Understanding Game Balance with Quantitative Methods

Abstract

Game balancing is the fine-tuning phase in which a functioning game is adjusted to be deep, fair, and interesting. Balancing is difficult and time-consuming, as designers must repeatedly tweak parameters and run lengthy playtests to evaluate the effects of these changes. Only recently has computer science played a role in balancing, through quantitative balance analysis. Such methods take two forms: analytics for repositories of real gameplay, and the study of simulated players. In this work I rectify a deficiency of prior work: largely ignoring the players themselves. I argue that variety among players is the main source of depth in many games, and that analysis should be contextualized by the behavioral properties of players. Concretely, I present a formalization of diverse forms of game balance.
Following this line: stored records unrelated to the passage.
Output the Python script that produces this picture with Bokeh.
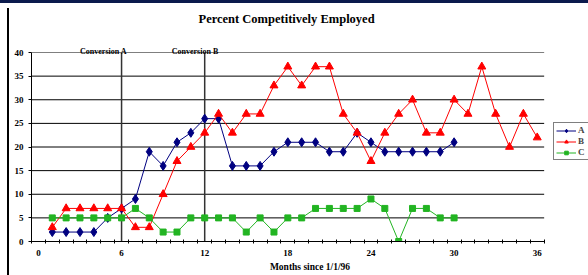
from bokeh.plotting import figure
from bokeh.models import Range1d, FixedTicker, Legend, LegendItem, LinearAxis
from bokeh.embed import file_html
from bokeh.resources import INLINE

# ---- data ----
months_A = list(range(1, 31))
series_A = [2, 2, 2, 2, 5, 7, 9, 19, 16, 21, 23, 26, 26, 16, 16, 16, 19, 21, 21, 21,
            19, 19, 23, 21, 19, 19, 19, 19, 19, 21]
months_B = list(range(1, 37))
series_B = [3, 7, 7, 7, 7, 7, 3, 3, 10, 17, 20, 23, 27, 23, 27, 27, 33, 37, 33, 37,
            37, 27, 23, 17, 23, 27, 30, 23, 23, 30, 27, 37, 27, 20, 27, 22]
months_C = list(range(1, 31))
series_C = [5, 5, 5, 5, 5, 5, 7, 5, 2, 2, 5, 5, 5, 5, 2, 5, 2, 5, 5, 7,
            7, 7, 7, 9, 7, 0, 7, 7, 5, 5]
series_names = ["A", "B", "C"]
x_ticks = [0, 6, 12, 18, 24, 30, 36]
y_ticks = [0, 5, 10, 15, 20, 25, 30, 35, 40]
conversion_months = [6, 12]
conversion_label_pos = [4.7, 11.3]
conversion_names = ["Conversion A", "Conversion B"]
title_text = "Percent Competitively Employed"
x_title = "Months since 1/1/96"

SERIF = "Liberation Serif"
X_LO, X_HI = -0.5, 36.5   # extent of the category axis

p = figure(width=588, height=267, output_backend="svg", toolbar_location=None,
           x_range=Range1d(X_LO, 39.7), y_range=Range1d(0, 40),
           min_border_left=31, min_border_right=0, min_border_top=44, min_border_bottom=34)
p.margin = (8, 0, 0, 0)
p.outline_line_color = None
p.background_fill_color = "white"
p.border_fill_alpha = 0
p.styles = {
    "background": "linear-gradient(#000000, #000000) 7px 0 / 2px 100% no-repeat, #ffffff",
    "box-shadow": "0 -5px 0 0 #ffffff, 0 -8px 0 0 #0b1a4d",
}

# main axes
xa = p.below[0]
ya = p.left[0]
xa.bounds = (X_LO, X_HI)
xa.ticker = FixedTicker(ticks=x_ticks, minor_ticks=[k - 0.5 for k in range(0, 38)])
xa.major_tick_in = 0
xa.major_tick_out = 0
xa.minor_tick_in = 2
xa.minor_tick_out = 2
xa.minor_tick_line_color = "black"
xa.major_label_standoff = 6
xa.axis_label = x_title
xa.axis_label_text_font = SERIF
xa.axis_label_text_font_style = "bold"
xa.axis_label_text_font_size = "9.5px"
xa.axis_label_text_color = "black"
xa.axis_label_standoff = 3
ya.ticker = FixedTicker(ticks=y_ticks)
ya.major_tick_in = 0
ya.major_tick_out = 3
ya.minor_tick_line_color = None
ya.major_label_standoff = 5
for ax in (xa, ya):
    ax.axis_line_color = "black"
    ax.axis_line_width = 1
    ax.major_tick_line_color = "black"
    ax.major_label_text_font = SERIF
    ax.major_label_text_font_style = "bold"
    ax.major_label_text_font_size = "9px"
    ax.major_label_text_color = "black"

p.xgrid.grid_line_color = None
p.ygrid.grid_line_color = None
# horizontal gridlines limited to the axis extent
p.segment(x0=[X_LO] * len(y_ticks), y0=y_ticks, x1=[X_HI] * len(y_ticks), y1=y_ticks,
          line_color="black", line_width=1)

# conversion labels (tick labels) and chart title (axis label) on a label-only axis above
conv_axis = LinearAxis(ticker=FixedTicker(ticks=conversion_label_pos, minor_ticks=[]),
                       major_label_overrides={conversion_label_pos[0]: conversion_names[0],
                                              conversion_label_pos[1]: conversion_names[1]},
                       bounds=(X_LO, 36.3))
conv_axis.axis_line_color = None
conv_axis.major_tick_line_color = None
conv_axis.minor_tick_line_color = None
conv_axis.major_tick_in = 0
conv_axis.major_tick_out = 0
conv_axis.major_label_standoff = -3
conv_axis.major_label_text_font = SERIF
conv_axis.major_label_text_font_style = "bold"
conv_axis.major_label_text_font_size = "8px"
conv_axis.major_label_text_color = "black"
# trailing no-break spaces shift the centred title left over the chart area
conv_axis.axis_label = title_text + "\u00a0" * 15
conv_axis.axis_label_standoff = 18
conv_axis.axis_label_text_font = SERIF
conv_axis.axis_label_text_font_style = "bold"
conv_axis.axis_label_text_font_size = "12.5px"
conv_axis.axis_label_text_color = "black"
p.add_layout(conv_axis, "above")

# conversion lines
p.segment(x0=conversion_months, y0=[0, 0], x1=conversion_months, y1=[40, 40],
          line_color="#333333", line_width=1.5)

# series
la = p.line(months_A, series_A, line_color="#000080", line_width=1)
sa = p.scatter(months_A, series_A, marker="diamond", size=9, fill_color="#000080", line_color="#000080")
lb = p.line(months_B, series_B, line_color="#ff0000", line_width=1)
sb = p.scatter(months_B, series_B, marker="triangle", size=8, fill_color="#ff0000", line_color="#ff0000")
lc = p.line(months_C, series_C, line_color="#22b422", line_width=1)
sc = p.scatter(months_C, series_C, marker="square", size=6, fill_color="#22b422", line_color="#22b422")

legend = Legend(items=[LegendItem(label=series_names[0], renderers=[la, sa]),
                       LegendItem(label=series_names[1], renderers=[lb, sb]),
                       LegendItem(label=series_names[2], renderers=[lc, sc])],
                location=(522, 81))
legend.border_line_color = "black"
legend.border_line_width = 1.5
legend.background_fill_color = "white"
legend.background_fill_alpha = 1
legend.label_text_font = SERIF
legend.label_text_font_style = "bold"
legend.label_text_font_size = "9px"
legend.glyph_width = 20
legend.glyph_height = 9
legend.label_height = 9
legend.label_standoff = 2
legend.spacing = 1
legend.padding = 2
legend.margin = 0
p.add_layout(legend)

open("out.html", "w").write(file_html(p, INLINE))
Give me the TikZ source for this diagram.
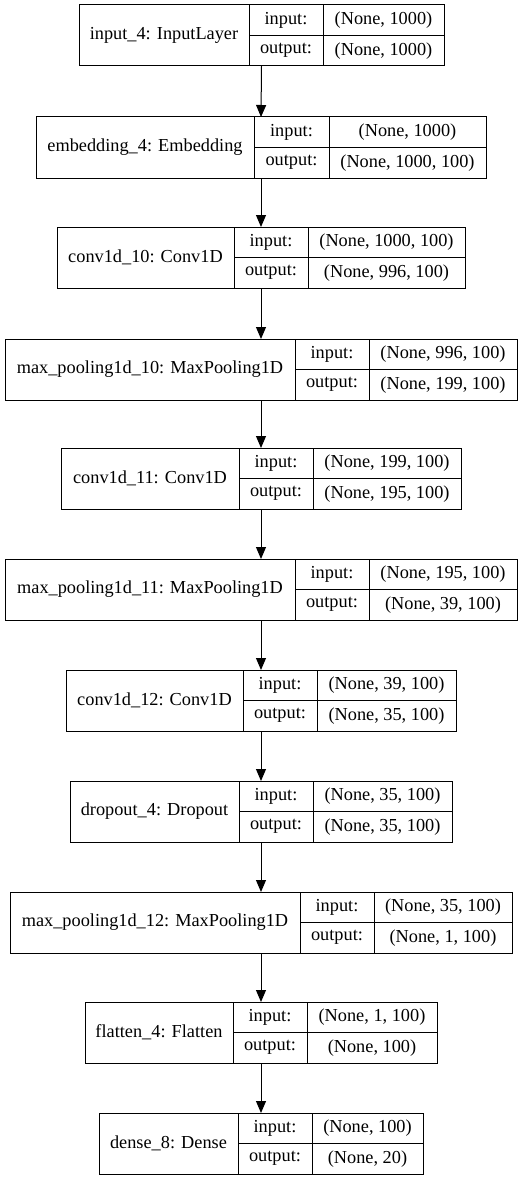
\documentclass[tikz,border=0pt]{standalone}
\usepackage{fontspec}
\setmainfont{Liberation Serif}
\usetikzlibrary{arrows.meta}
\newcommand\klayer[9]{%
  \node[cell, minimum width={(#4-#3)*1pt}, minimum height=61pt] (#1-name) at ({(#3+#4)/2},{#2+30.5}) {#7};
  \node[cell, minimum width={(#5-#4)*1pt}, minimum height=30.5pt] (#1-il) at ({(#4+#5)/2},{#2+15.25}) {input:};
  \node[cell, minimum width={(#5-#4)*1pt}, minimum height=30.5pt] (#1-ol) at ({(#4+#5)/2},{#2+45.75}) {output:};
  \node[cell, minimum width={(#6-#5)*1pt}, minimum height=30.5pt] (#1-iv) at ({(#5+#6)/2},{#2+15.25}) {#8};
  \node[cell, minimum width={(#6-#5)*1pt}, minimum height=30.5pt] (#1-ov) at ({(#5+#6)/2},{#2+45.75}) {#9};
  \node[outerbox, minimum width={(#6-#3)*1pt}, minimum height=61pt] (#1) at ({(#3+#6)/2},{#2+30.5}) {};
}
\begin{document}
\begin{tikzpicture}[x=1pt,y=-1pt,
  cell/.style={draw=black, line width=1pt, inner sep=0pt, outer sep=0pt, font=\fontsize{18.3}{21}\selectfont, rectangle},
  outerbox/.style={inner sep=0pt, outer sep=0pt, rectangle},
  arr/.style={draw=black, line width=1pt, -{Triangle[width=10pt,length=12pt]}}]
\fill[white] (0,0) rectangle (527,1180);
\useasboundingbox (0,0) rectangle (527,1180);
\klayer{L1}{5}{79}{249}{323}{444}{input\_4: InputLayer}{(None, 1000)}{(None, 1000)}
\klayer{L2}{117}{36}{254}{329}{486}{embedding\_4: Embedding}{(None, 1000)}{(None, 1000, 100)}
\klayer{L3}{227}{57}{234}{308}{465}{conv1d\_10: Conv1D}{(None, 1000, 100)}{(None, 996, 100)}
\klayer{L4}{339}{5}{295}{369}{517}{max\_pooling1d\_10: MaxPooling1D}{(None, 996, 100)}{(None, 199, 100)}
\klayer{L5}{448}{61}{239}{313}{461}{conv1d\_11: Conv1D}{(None, 199, 100)}{(None, 195, 100)}
\klayer{L6}{559}{5}{295}{369}{517}{max\_pooling1d\_11: MaxPooling1D}{(None, 195, 100)}{(None, 39, 100)}
\klayer{L7}{670}{66}{243}{317}{456}{conv1d\_12: Conv1D}{(None, 39, 100)}{(None, 35, 100)}
\klayer{L8}{781}{70}{239}{313}{452}{dropout\_4: Dropout}{(None, 35, 100)}{(None, 35, 100)}
\klayer{L9}{892}{10}{300}{374}{512}{max\_pooling1d\_12: MaxPooling1D}{(None, 35, 100)}{(None, 1, 100)}
\klayer{L10}{1002}{85}{233}{307}{437}{flatten\_4: Flatten}{(None, 1, 100)}{(None, 100)}
\klayer{L11}{1113}{99}{238}{312}{423}{dense\_8: Dense}{(None, 100)}{(None, 20)}
\foreach \a/\b in {L1/L2,L2/L3,L3/L4,L4/L5,L5/L6,L6/L7,L7/L8,L8/L9,L9/L10,L10/L11}
  \draw[arr] (\a.south) -- (\b.north);
\end{tikzpicture}
\end{document}
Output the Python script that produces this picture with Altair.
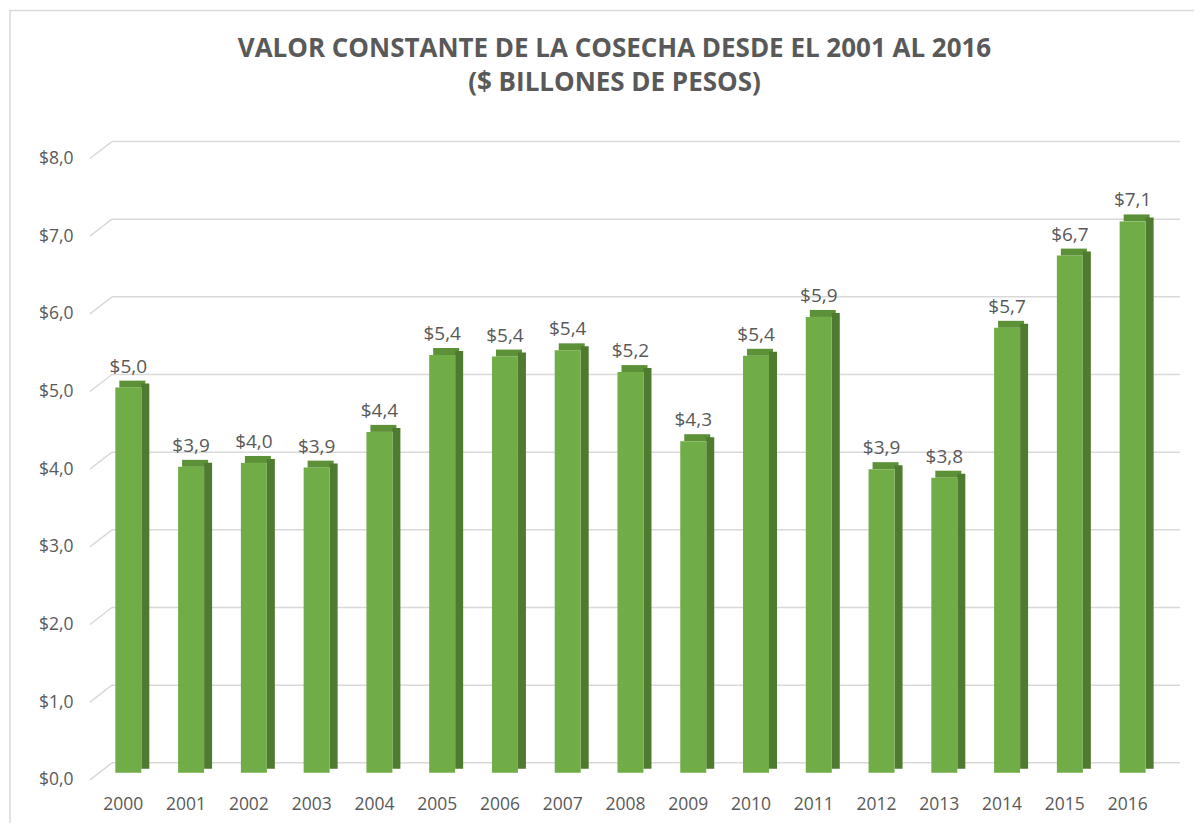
import altair as alt
import pandas as pd

years = ["2000", "2001", "2002", "2003", "2004", "2005", "2006", "2007", "2008",
         "2009", "2010", "2011", "2012", "2013", "2014", "2015", "2016"]
values = [4.96, 3.94, 3.99, 3.93, 4.39, 5.38, 5.36, 5.44, 5.16,
          4.27, 5.37, 5.87, 3.91, 3.80, 5.73, 6.66, 7.10]
y_ticks = [0, 1, 2, 3, 4, 5, 6, 7, 8]
title_lines = ["VALOR CONSTANTE DE LA COSECHA DESDE EL 2001 AL 2016", "($ BILLONES DE PESOS)"]

W = 1067.6
H = 621.6
FRONT = "#70AD47"
SIDE = "#4E7B2F"
TOP = "#5C9138"
GRID = "#D9D9D9"
TXT = "#595959"
FONT = "Open Sans"

df = pd.DataFrame({"year": years, "v": values})
ticks = pd.DataFrame({"t": y_ticks})

yscale = alt.Scale(domain=[0, 8], nice=False)
xscale = alt.Scale(paddingInner=0, paddingOuter=0)

base = alt.Chart(df)

x_enc = alt.X("year:N", scale=xscale, sort=years,
              axis=alt.Axis(title=None, domain=False, ticks=False, labelAngle=0,
                            labelFont=FONT, labelFontSize=17.5, labelColor=TXT,
                            labelBaseline="middle", labelPadding=32, labelOffset=-5))

grid = alt.Chart(ticks).mark_rule(color=GRID, strokeWidth=1.5, yOffset=-10).encode(
    y=alt.Y("t:Q", scale=yscale,
            axis=alt.Axis(title=None, domain=False, ticks=False, grid=False,
                          values=y_ticks, labelFont=FONT, labelFontSize=17.5,
                          labelColor=TXT, labelPadding=24, labelOffset=7,
                          labelExpr="'$' + replace(format(datum.value, '.1f'), '.', ',')")),
    x=alt.value(15),
    x2=alt.value(W + 16),
)
diag = alt.Chart(ticks).mark_rule(color=GRID, strokeWidth=1.5, yOffset=7, y2Offset=-10).encode(
    y=alt.Y("t:Q", scale=yscale),
    y2=alt.Y2("t:Q"),
    x=alt.value(-7),
    x2=alt.value(15),
)

top = base.mark_bar(color=TOP, width=26, xOffset=4, yOffset=-7, y2Offset=0).encode(
    x=x_enc,
    y=alt.Y("v:Q", scale=yscale),
    y2=alt.Y2("v:Q"),
)
side = base.mark_bar(color=SIDE, width=8, xOffset=17, yOffset=-4, y2Offset=-4).encode(
    x=x_enc,
    y=alt.Y("v:Q", scale=yscale),
    y2=alt.Y2(datum=0),
)
front = base.mark_bar(color=FRONT, width=26).encode(
    x=x_enc,
    y=alt.Y("v:Q", scale=yscale),
    y2=alt.Y2(datum=0),
)
labels = base.transform_calculate(
    lab="'$' + replace(format(datum.v, '.1f'), '.', ',')"
).mark_text(font=FONT, fontSize=19, color=TXT, baseline="alphabetic", dy=-15).encode(
    x=x_enc,
    y=alt.Y("v:Q", scale=yscale),
    text="lab:N",
)

border = alt.Chart(pd.DataFrame({"k": [0]})).mark_rect(
    fill=None, stroke=GRID, strokeWidth=1.5
).encode(
    x=alt.value(-87), x2=alt.value(W + 200),
    y=alt.value(-141), y2=alt.value(H + 200),
)

chart = alt.layer(border, grid, diag, top, side, front, labels).properties(
    width=W, height=H,
    title=alt.TitleParams(text=title_lines, font=FONT, fontSize=26, fontWeight="bold",
                          color=TXT, anchor="middle", frame="group", dx=-16, offset=0,
                          dy=86, lineHeight=34),
    padding={"left": 89, "top": 143.4, "right": 30, "bottom": 50},
    autosize=alt.AutoSizeParams(type="none"),
).configure(background="white", view=alt.ViewConfig(stroke=None))

chart.save("out.html", embed_options={"renderer": "svg", "actions": False})
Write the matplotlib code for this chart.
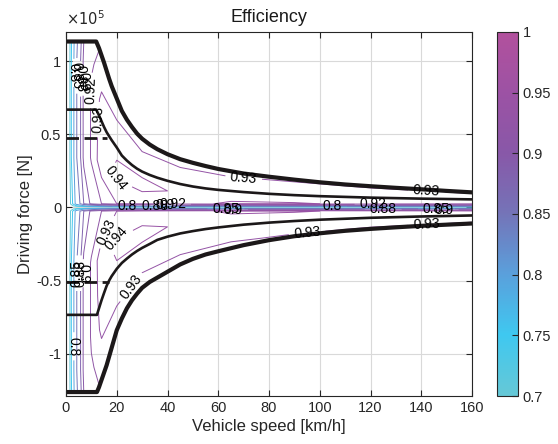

This formulation, called `restricted play', reveals the connection between balancing concerns, by effectively reducing them to the fairness of games with restricted players. Using restricted play as a foundation, I contribute four novel methods of quantitative balance analysis. I first show how game balance be estimated without players, using simulated agents under algorithmic restrictions. I then present a set of guidelines for using domain-specific models to guide data exploration, with a case study of my design work on a major competitive video game. I extend my work on this game with novel data visualization techniques, which overcome limitations of existing work by decomposing data in terms of player skill. I finally present an advanced formulation of fairness in games - the first to take into account a game's metagame, or player community. These contributions are supported by a detailed exploration of common understandings of game balance, a survey of prior work in quantitative balance analysis, a discussion of the social benefit of this work, and a vision of future games that quantitative balance analysis might one day make possible.